When Git pauses a merge because files overlap, and how to safely resolve the conflict markers.

Version Control6 min readConcept 12 of 29

Why Git Halts

A **merge conflict** occurs when you attempt to merge two branches, but Git finds that the *exact same part of the same file* was modified differently in both branches.

Because Git cannot definitively know which developer's changes are the 'correct' ones to keep, it halts the merge process and asks for a human to review the changes.

Why it matters

In web development teams, you frequently have multiple developers working on shared files simultaneously—such as a common index.html or a global styles.css file.

Understanding how to correctly resolve conflicts is crucial. If done incorrectly, you might accidentally overwrite a teammate's hard work, introduce severe syntax errors, or break the application build.

How it works (The Markers)

When Git pauses the merge, it modifies the conflicting files by injecting standard conflict-resolution markers: <<<<<<< HEAD (start of your current code), ======= (the divider), and >>>>>>> branch-name (end of incoming code).

To resolve it, you must manually edit the file to keep the code you want, and completely delete all the Git markers.

Check yourself

Pick an answer to lock it in, then read why. Getting one wrong is part of how it sticks.

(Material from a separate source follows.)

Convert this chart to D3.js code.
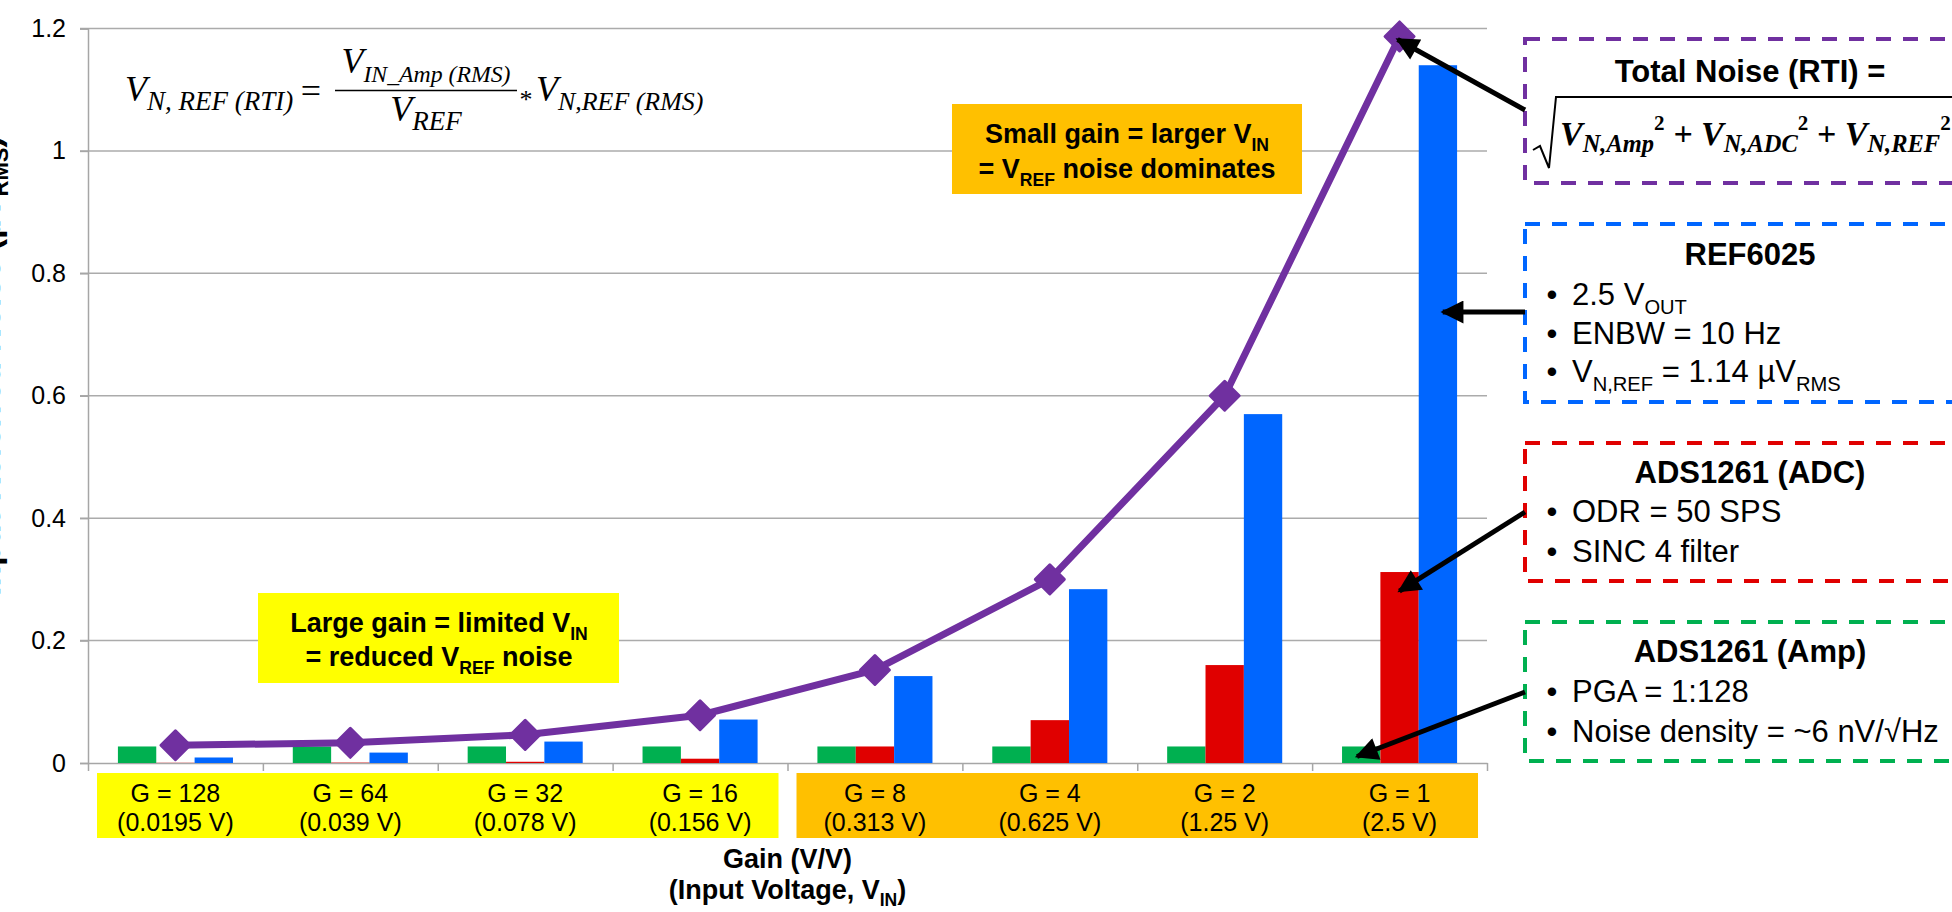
<!DOCTYPE html>
<html><head><meta charset="utf-8">
<script src="https://cdn.jsdelivr.net/npm/d3@7"></script>
<style>
html,body{margin:0;padding:0;background:#fff;overflow:hidden}
svg{display:block}
text{font-family:"Liberation Sans",Arial,sans-serif;fill:#000}
</style></head><body>
<svg id="chart" width="1952" height="912"></svg>
<script>
// ---------- data ----------
const categories = ["G = 128","G = 64","G = 32","G = 16","G = 8","G = 4","G = 2","G = 1"];
const inputVoltages = ["(0.0195 V)","(0.039 V)","(0.078 V)","(0.156 V)","(0.313 V)","(0.625 V)","(1.25 V)","(2.5 V)"];
const seriesKeys = ["amp","adc","ref"];
const ampNoise = [0.027,0.027,0.027,0.027,0.027,0.027,0.027,0.027];
const adcNoise = [0.0003,0.0006,0.002,0.007,0.027,0.07,0.16,0.312];
const refNoise = [0.009,0.017,0.035,0.071,0.142,0.284,0.57,1.14];
const totalNoise = [0.029,0.033,0.046,0.078,0.152,0.30,0.60,1.187];
const yTicks = [0,0.2,0.4,0.6,0.8,1,1.2];
const seriesColors = {amp:"#00B050", adc:"#E00000", ref:"#0066FF"};
const totalColor = "#7030A0";

// ---------- layout ----------
const svg = d3.select("#chart");
const L = 88, R = 1487, T = 28.5, B = 763;
const x = d3.scaleBand().domain(categories).range([L, R]).paddingInner(0).paddingOuter(0);
const x1 = d3.scaleBand().domain(seriesKeys).range([0, x.bandwidth()]).paddingInner(0).paddingOuter(0.78);
const y = d3.scaleLinear().domain([0, 1.2]).range([B, T]);
const idx = d3.scaleLinear().domain([0, categories.length]).range([L, R]);
const cx = c => x(c) + x.bandwidth() / 2;

// gridlines
svg.append("g").selectAll("line").data(yTicks.filter(d => d > 0)).join("line")
  .attr("x1", L - 8).attr("x2", R).attr("y1", d => y(d)).attr("y2", d => y(d))
  .attr("stroke", "#ABABAB").attr("stroke-width", 1.5);

// y axis
const yAxis = svg.append("g").attr("transform", `translate(${L},0)`)
  .call(d3.axisLeft(y).tickValues(yTicks).tickFormat(d3.format("~g")).tickSize(8).tickPadding(14));
yAxis.selectAll("path,line").attr("stroke", "#A6A6A6").attr("stroke-width", 1.5);
yAxis.selectAll("text").attr("font-size", 25).attr("font-family", '"Liberation Sans",Arial,sans-serif').attr("fill", "#000");

// x axis (ticks at category boundaries)
const xAxis = svg.append("g").attr("transform", `translate(0,${B})`)
  .call(d3.axisBottom(idx).tickValues(d3.range(categories.length + 1)).tickFormat("").tickSize(8).tickSizeOuter(0));
xAxis.selectAll("path,line").attr("stroke", "#A6A6A6").attr("stroke-width", 1.5);

// bars
const rows = categories.map((c, i) => ({c, amp: ampNoise[i], adc: adcNoise[i], ref: refNoise[i]}));
svg.append("g").selectAll("g").data(rows).join("g")
  .attr("transform", d => `translate(${x(d.c)},0)`)
  .selectAll("rect").data(d => seriesKeys.map(k => ({k, v: d[k]}))).join("rect")
  .attr("x", d => x1(d.k)).attr("width", x1.bandwidth())
  .attr("y", d => y(d.v)).attr("height", d => B - y(d.v))
  .attr("fill", d => seriesColors[d.k]);

// total line
const line = d3.line().x((d, i) => cx(categories[i])).y(d => y(d));
svg.append("path").datum(totalNoise).attr("d", line).attr("fill", "none")
  .attr("stroke", totalColor).attr("stroke-width", 7).attr("stroke-linejoin", "round");
svg.append("g").selectAll("path").data(totalNoise).join("path")
  .attr("d", d3.symbol(d3.symbolSquare, 420))
  .attr("transform", (d, i) => `translate(${cx(categories[i])},${y(d)}) rotate(45)`)
  .attr("fill", totalColor).attr("stroke", totalColor).attr("stroke-width", 3).attr("stroke-linejoin", "round");

// rich text helper
function rich(sel, xx, yy, parts, size, opts = {}) {
  const t = sel.append("text").attr("x", xx).attr("y", yy).attr("font-size", size)
    .attr("text-anchor", opts.anchor || "start").attr("font-weight", opts.weight || "normal");
  if (opts.family) t.style("font-family", opts.family);
  if (opts.style) t.style("font-style", opts.style);
  let cur = 0;
  parts.forEach(p => {
    const off = p.sub ? size * (p.subShift || 0.3) : p.sup ? -size * 0.45 : 0;
    const fs = (p.sub || p.sup) ? size * (p.scale || 0.65) : size;
    const ts = t.append("tspan").attr("dy", off - cur).attr("font-size", fs).text(p.t);
    if (p.upright) ts.style("font-style", "normal");
    cur = off;
  });
  return t;
}

// category label backgrounds
const catBoxes = [{from: 0, to: 4, fill: "#FFFF00"}, {from: 4, to: 8, fill: "#FFC000"}];
svg.append("g").selectAll("rect").data(catBoxes).join("rect")
  .attr("x", d => idx(d.from) + 9).attr("width", d => idx(d.to) - idx(d.from) - 18)
  .attr("y", 773).attr("height", 65).attr("fill", d => d.fill);
const catG = svg.append("g");
categories.forEach((c, i) => {
  catG.append("text").attr("x", cx(c)).attr("y", 802).attr("text-anchor", "middle").attr("font-size", 25).text(c);
  catG.append("text").attr("x", cx(c)).attr("y", 831).attr("text-anchor", "middle").attr("font-size", 25).text(inputVoltages[i]);
});

// x title
const xc = (L + R) / 2;
svg.append("text").attr("x", xc).attr("y", 868).attr("text-anchor", "middle").attr("font-size", 27).attr("font-weight", "bold").text("Gain (V/V)");
rich(svg, xc, 899, [{t: "(Input Voltage, V"}, {t: "IN", sub: true, subShift: 0.25}, {t: ")"}], 27, {anchor: "middle", weight: "bold"});

// y title (mostly clipped by left edge)
rich(svg.append("g").attr("transform", "translate(-0.5,366) rotate(-90)"), 0, 0,
  [{t: "Input-Referred Noise (µV"}, {t: "RMS", sub: true, subShift: 0.25}, {t: ")"}], 34, {anchor: "middle", weight: "bold"});

// annotation: small gain
svg.append("rect").attr("x", 952).attr("y", 104).attr("width", 350).attr("height", 90).attr("fill", "#FFC000");
rich(svg, 1127, 143, [{t: "Small gain = larger V"}, {t: "IN", sub: true}], 27, {anchor: "middle", weight: "bold"});
rich(svg, 1127, 178, [{t: "= V"}, {t: "REF", sub: true}, {t: " noise dominates"}], 27, {anchor: "middle", weight: "bold"});

// annotation: large gain
svg.append("rect").attr("x", 258).attr("y", 593).attr("width", 361).attr("height", 90).attr("fill", "#FFFF00");
rich(svg, 439, 632, [{t: "Large gain = limited V"}, {t: "IN", sub: true}], 27, {anchor: "middle", weight: "bold"});
rich(svg, 439, 666, [{t: "= reduced V"}, {t: "REF", sub: true}, {t: " noise"}], 27, {anchor: "middle", weight: "bold"});

// top-left formula
const fg = svg.append("g");
const mf = '"Liberation Serif","Times New Roman",serif';
rich(fg, 125, 101, [{t: "V"}, {t: "N, REF (RTI)", sub: true, scale: 0.75, subShift: 0.25}], 36, {family: mf, style: "italic"});
fg.append("text").attr("x", 311).attr("y", 103).attr("text-anchor", "middle").attr("font-size", 36).style("font-family", mf).text("=");
fg.append("line").attr("x1", 335).attr("x2", 517).attr("y1", 90.5).attr("y2", 90.5).attr("stroke", "#000").attr("stroke-width", 1.6);
rich(fg, 426, 73, [{t: "V"}, {t: "IN_Amp (RMS)", sub: true, scale: 0.66, subShift: 0.25}], 36, {anchor: "middle", family: mf, style: "italic"});
rich(fg, 426, 121, [{t: "V"}, {t: "REF", sub: true, scale: 0.75, subShift: 0.25}], 36, {anchor: "middle", family: mf, style: "italic"});
fg.append("text").attr("x", 526).attr("y", 108).attr("text-anchor", "middle").attr("font-size", 26).style("font-family", mf).text("*");
rich(fg, 536, 101, [{t: "V"}, {t: "N,REF (RMS)", sub: true, scale: 0.72, subShift: 0.25}], 36, {family: mf, style: "italic"});

// right-side dashed boxes
const boxes = [
  {y0: 39, y1: 183, color: "#7030A0"},
  {y0: 224, y1: 402, color: "#0066FF"},
  {y0: 443, y1: 581, color: "#E00000"},
  {y0: 622, y1: 761, color: "#00B050"}
];
svg.append("g").selectAll("rect").data(boxes).join("rect")
  .attr("x", 1525).attr("y", d => d.y0).attr("width", 480).attr("height", d => d.y1 - d.y0)
  .attr("fill", "none").attr("stroke", d => d.color).attr("stroke-width", 4).attr("stroke-dasharray", "15 12");

const bx = 1750;
// purple box content
svg.append("text").attr("x", bx).attr("y", 82).attr("text-anchor", "middle").attr("font-size", 31).attr("font-weight", "bold").text("Total Noise (RTI) =");
svg.append("path").attr("d", "M1533,150 L1540,146 L1549,168 L1556,97 L1960,97").attr("fill", "none").attr("stroke", "#000").attr("stroke-width", 2);
rich(svg, 1560, 145, [
  {t: "V"}, {t: "N,Amp", sub: true, subShift: 0.22, scale: 0.72}, {t: "2", sup: true, upright: true, scale: 0.62},
  {t: " + V"}, {t: "N,ADC", sub: true, subShift: 0.22, scale: 0.72}, {t: "2", sup: true, upright: true, scale: 0.62},
  {t: " + V"}, {t: "N,REF", sub: true, subShift: 0.22, scale: 0.72}, {t: "2", sup: true, upright: true, scale: 0.62}
], 34, {family: mf, style: "italic", weight: "bold"});

function bullet(yy, parts) {
  svg.append("text").attr("x", 1552).attr("y", yy).attr("text-anchor", "middle").attr("font-size", 31).text("•");
  rich(svg, 1572, yy, parts, 31);
}
// blue box
svg.append("text").attr("x", bx).attr("y", 265).attr("text-anchor", "middle").attr("font-size", 31).attr("font-weight", "bold").text("REF6025");
bullet(305, [{t: "2.5 V"}, {t: "OUT", sub: true}]);
bullet(344, [{t: "ENBW = 10 Hz"}]);
bullet(382, [{t: "V"}, {t: "N,REF", sub: true}, {t: " = 1.14 µV"}, {t: "RMS", sub: true}]);
// red box
svg.append("text").attr("x", bx).attr("y", 483).attr("text-anchor", "middle").attr("font-size", 31).attr("font-weight", "bold").text("ADS1261 (ADC)");
bullet(522, [{t: "ODR = 50 SPS"}]);
bullet(562, [{t: "SINC 4 filter"}]);
// green box
svg.append("text").attr("x", bx).attr("y", 662).attr("text-anchor", "middle").attr("font-size", 31).attr("font-weight", "bold").text("ADS1261 (Amp)");
bullet(702, [{t: "PGA = 1:128"}]);
bullet(742, [{t: "Noise density = ~6 nV/√Hz"}]);

// arrows
const defs = svg.append("defs");
defs.append("marker").attr("id", "ah").attr("viewBox", "0 0 10 10").attr("refX", 9).attr("refY", 5)
  .attr("markerWidth", 5).attr("markerHeight", 4.6).attr("markerUnits", "strokeWidth").attr("orient", "auto")
  .append("path").attr("d", "M0,0 L10,5 L0,10 Z").attr("fill", "#000");
const last = categories[categories.length - 1];
const arrows = [
  {x1: 1525, y1: 110, x2: cx(last) - 2, y2: y(totalNoise[7]) + 3},
  {x1: 1525, y1: 312, x2: x(last) + x1("ref") + 24, y2: 312},
  {x1: 1525, y1: 512, x2: x(last) + x1("adc") + 19, y2: y(adcNoise[7]) + 19},
  {x1: 1525, y1: 692, x2: x(last) + x1("amp") + 15, y2: y(ampNoise[7]) + 10}
];
svg.append("g").selectAll("line").data(arrows).join("line")
  .attr("x1", d => d.x1).attr("y1", d => d.y1).attr("x2", d => d.x2).attr("y2", d => d.y2)
  .attr("stroke", "#000").attr("stroke-width", 5).attr("marker-end", "url(#ah)");
</script>
</body></html>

  1. 1What is the purpose of the `=======` marker in a file with a Git merge conflict?
  2. 2After manually editing a file to resolve a merge conflict and removing all the conflict markers, what is the exact next step you must take?
  3. 3Why does Git pause and halt the merge process when it encounters a merge conflict?

Remember this

  • Conflicts happen when lines overlap. Git halts to ask for your help.
  • The markers are <<<<<<<, =======, and >>>>>>>.
  • Use VS Code's 'Accept Current' / 'Accept Incoming' to safely resolve and delete the markers.